Please retype the data in full and exactly; the pictures are not part of the copy.
--- Start of Information supplied ---
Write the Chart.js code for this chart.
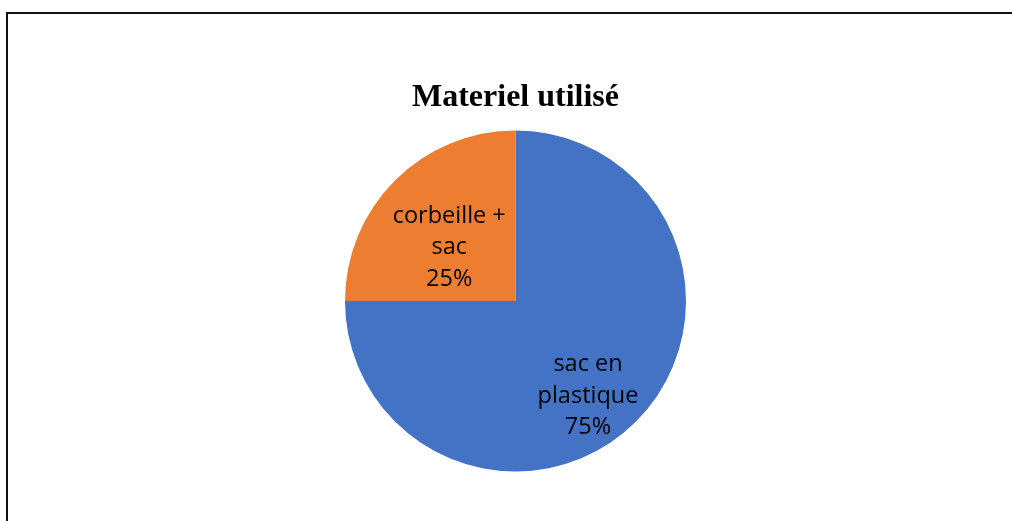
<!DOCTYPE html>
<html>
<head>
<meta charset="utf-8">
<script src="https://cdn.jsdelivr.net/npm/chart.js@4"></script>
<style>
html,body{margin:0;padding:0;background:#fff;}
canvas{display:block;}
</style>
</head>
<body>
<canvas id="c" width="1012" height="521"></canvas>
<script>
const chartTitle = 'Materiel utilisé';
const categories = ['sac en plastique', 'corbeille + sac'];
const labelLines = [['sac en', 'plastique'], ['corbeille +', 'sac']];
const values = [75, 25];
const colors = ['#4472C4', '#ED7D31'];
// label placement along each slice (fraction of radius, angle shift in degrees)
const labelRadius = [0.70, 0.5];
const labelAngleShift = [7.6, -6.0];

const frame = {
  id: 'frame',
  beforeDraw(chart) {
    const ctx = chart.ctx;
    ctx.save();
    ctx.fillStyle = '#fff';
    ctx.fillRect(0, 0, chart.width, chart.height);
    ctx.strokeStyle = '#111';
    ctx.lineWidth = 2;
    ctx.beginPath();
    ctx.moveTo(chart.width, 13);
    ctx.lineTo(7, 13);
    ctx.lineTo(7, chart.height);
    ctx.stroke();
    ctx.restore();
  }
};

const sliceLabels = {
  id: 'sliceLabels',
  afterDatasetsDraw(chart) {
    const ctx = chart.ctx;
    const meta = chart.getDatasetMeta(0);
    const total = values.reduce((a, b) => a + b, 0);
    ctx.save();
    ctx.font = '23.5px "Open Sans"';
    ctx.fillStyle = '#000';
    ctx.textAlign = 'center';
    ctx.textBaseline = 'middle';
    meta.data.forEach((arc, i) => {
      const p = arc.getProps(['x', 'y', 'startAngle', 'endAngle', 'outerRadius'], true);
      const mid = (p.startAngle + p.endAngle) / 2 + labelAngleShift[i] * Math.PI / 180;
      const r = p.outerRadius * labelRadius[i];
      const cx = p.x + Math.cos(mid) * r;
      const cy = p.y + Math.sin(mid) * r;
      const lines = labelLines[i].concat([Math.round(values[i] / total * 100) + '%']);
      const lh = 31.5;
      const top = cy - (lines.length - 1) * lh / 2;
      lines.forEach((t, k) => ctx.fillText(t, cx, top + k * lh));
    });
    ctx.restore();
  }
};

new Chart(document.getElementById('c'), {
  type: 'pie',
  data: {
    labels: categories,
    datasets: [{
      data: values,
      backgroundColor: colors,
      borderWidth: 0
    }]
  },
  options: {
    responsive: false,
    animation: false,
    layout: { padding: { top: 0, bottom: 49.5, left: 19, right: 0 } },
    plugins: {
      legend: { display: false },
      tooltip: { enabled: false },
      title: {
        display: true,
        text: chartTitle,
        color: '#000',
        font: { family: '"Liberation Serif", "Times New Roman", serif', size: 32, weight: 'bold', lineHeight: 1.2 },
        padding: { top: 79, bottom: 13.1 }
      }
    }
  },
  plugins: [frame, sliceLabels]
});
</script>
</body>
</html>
--- End of Information supplied ---
**Result for this task**
Write the Chart.js code for this chart.
<!DOCTYPE html>
<html>
<head>
<meta charset="utf-8">
<script src="https://cdn.jsdelivr.net/npm/chart.js@4"></script>
<style>
html,body{margin:0;padding:0;background:#fff;}
canvas{display:block;}
</style>
</head>
<body>
<canvas id="c" width="1012" height="521"></canvas>
<script>
const chartTitle = 'Materiel utilisé';
const categories = ['sac en plastique', 'corbeille + sac'];
const labelLines = [['sac en', 'plastique'], ['corbeille +', 'sac']];
const values = [75, 25];
const colors = ['#4472C4', '#ED7D31'];
// label placement along each slice (fraction of radius, angle shift in degrees)
const labelRadius = [0.70, 0.5];
const labelAngleShift = [7.6, -6.0];

const frame = {
  id: 'frame',
  beforeDraw(chart) {
    const ctx = chart.ctx;
    ctx.save();
    ctx.fillStyle = '#fff';
    ctx.fillRect(0, 0, chart.width, chart.height);
    ctx.strokeStyle = '#111';
    ctx.lineWidth = 2;
    ctx.beginPath();
    ctx.moveTo(chart.width, 13);
    ctx.lineTo(7, 13);
    ctx.lineTo(7, chart.height);
    ctx.stroke();
    ctx.restore();
  }
};

const sliceLabels = {
  id: 'sliceLabels',
  afterDatasetsDraw(chart) {
    const ctx = chart.ctx;
    const meta = chart.getDatasetMeta(0);
    const total = values.reduce((a, b) => a + b, 0);
    ctx.save();
    ctx.font = '23.5px "Open Sans"';
    ctx.fillStyle = '#000';
    ctx.textAlign = 'center';
    ctx.textBaseline = 'middle';
    meta.data.forEach((arc, i) => {
      const p = arc.getProps(['x', 'y', 'startAngle', 'endAngle', 'outerRadius'], true);
      const mid = (p.startAngle + p.endAngle) / 2 + labelAngleShift[i] * Math.PI / 180;
      const r = p.outerRadius * labelRadius[i];
      const cx = p.x + Math.cos(mid) * r;
      const cy = p.y + Math.sin(mid) * r;
      const lines = labelLines[i].concat([Math.round(values[i] / total * 100) + '%']);
      const lh = 31.5;
      const top = cy - (lines.length - 1) * lh / 2;
      lines.forEach((t, k) => ctx.fillText(t, cx, top + k * lh));
    });
    ctx.restore();
  }
};

new Chart(document.getElementById('c'), {
  type: 'pie',
  data: {
    labels: categories,
    datasets: [{
      data: values,
      backgroundColor: colors,
      borderWidth: 0
    }]
  },
  options: {
    responsive: false,
    animation: false,
    layout: { padding: { top: 0, bottom: 49.5, left: 19, right: 0 } },
    plugins: {
      legend: { display: false },
      tooltip: { enabled: false },
      title: {
        display: true,
        text: chartTitle,
        color: '#000',
        font: { family: '"Liberation Serif", "Times New Roman", serif', size: 32, weight: 'bold', lineHeight: 1.2 },
        padding: { top: 79, bottom: 13.1 }
      }
    }
  },
  plugins: [frame, sliceLabels]
});
</script>
</body>
</html>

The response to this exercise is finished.